ExGra-Med: Extended Context Graph Alignment for Medical Vision-Language Models

Duy Minh Ho Nguyen, Nghiem Tuong Diep, Trung Quoc Nguyen, Hoang-Bao Le, Tai Nguyen, Anh-Tien Nguyen, TrungTin Nguyen, Nhat Ho, Pengtao Xie, Roger Wattenhofer, Daniel Sonntag, James Zou, Mathias Niepert

DFKI· Max Planck Research School for Intelligent Systems (IMPRS-IS)· University of Stuttgart· University Medical Center Göttingen· Max Planck Institute for Multidisciplinary Sciences· ARC Centre of Excellence for the Mathematical Analysis of Cellular Systems· Queensland University of Technology· University of Oldenburg· UT Austin· UC San Diego· MBZUAI· ETH· Stanford

multi-modal LLM multi-modal learning representation learning healthcare

⋅ NeurIPS ⋅ Poster ⋅OpenReview

Abstract

State-of-the-art medical multi-modal LLMs (med-MLLMs), such as LLaVA-Med and BioMedGPT, primarily depend on scaling model size and data volume, with training driven largely by autoregressive objectives.

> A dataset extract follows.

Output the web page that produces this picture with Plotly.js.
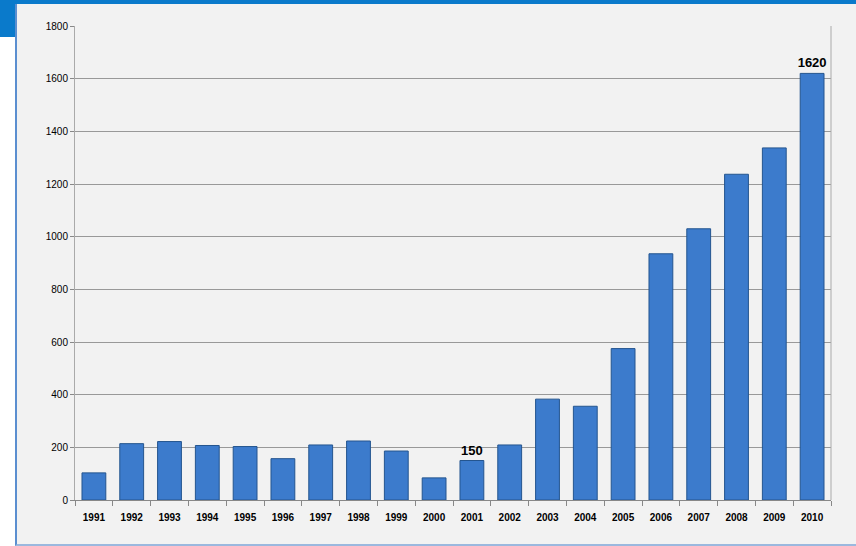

However, we reveal that this approach can lead to weak vision-language alignment, making these models overly dependent on costly instruction-following data. To address this, we introduce ExGra-Med, a novel multi-graph alignment framework that jointly aligns images, instruction responses, and extended captions in the latent space, advancing semantic grounding and cross-modal coherence.

To scale to large LLMs (e.g., LLaMa-7B), we develop an efficient end-to-end training scheme using black-box gradient estimation, enabling fast and scalable optimization.

Empirically, ExGra-Med matches LLaVA-Med's performance using just 10% of pre-training data, achieving a 20.13% gain on VQA-RAD and approaching full-data performance. It also outperforms strong baselines like BioMedGPT and RadFM on visual chatbot and zero-shot classification tasks, demonstrating its promise for efficient, high-quality vision-language integration in medical AI.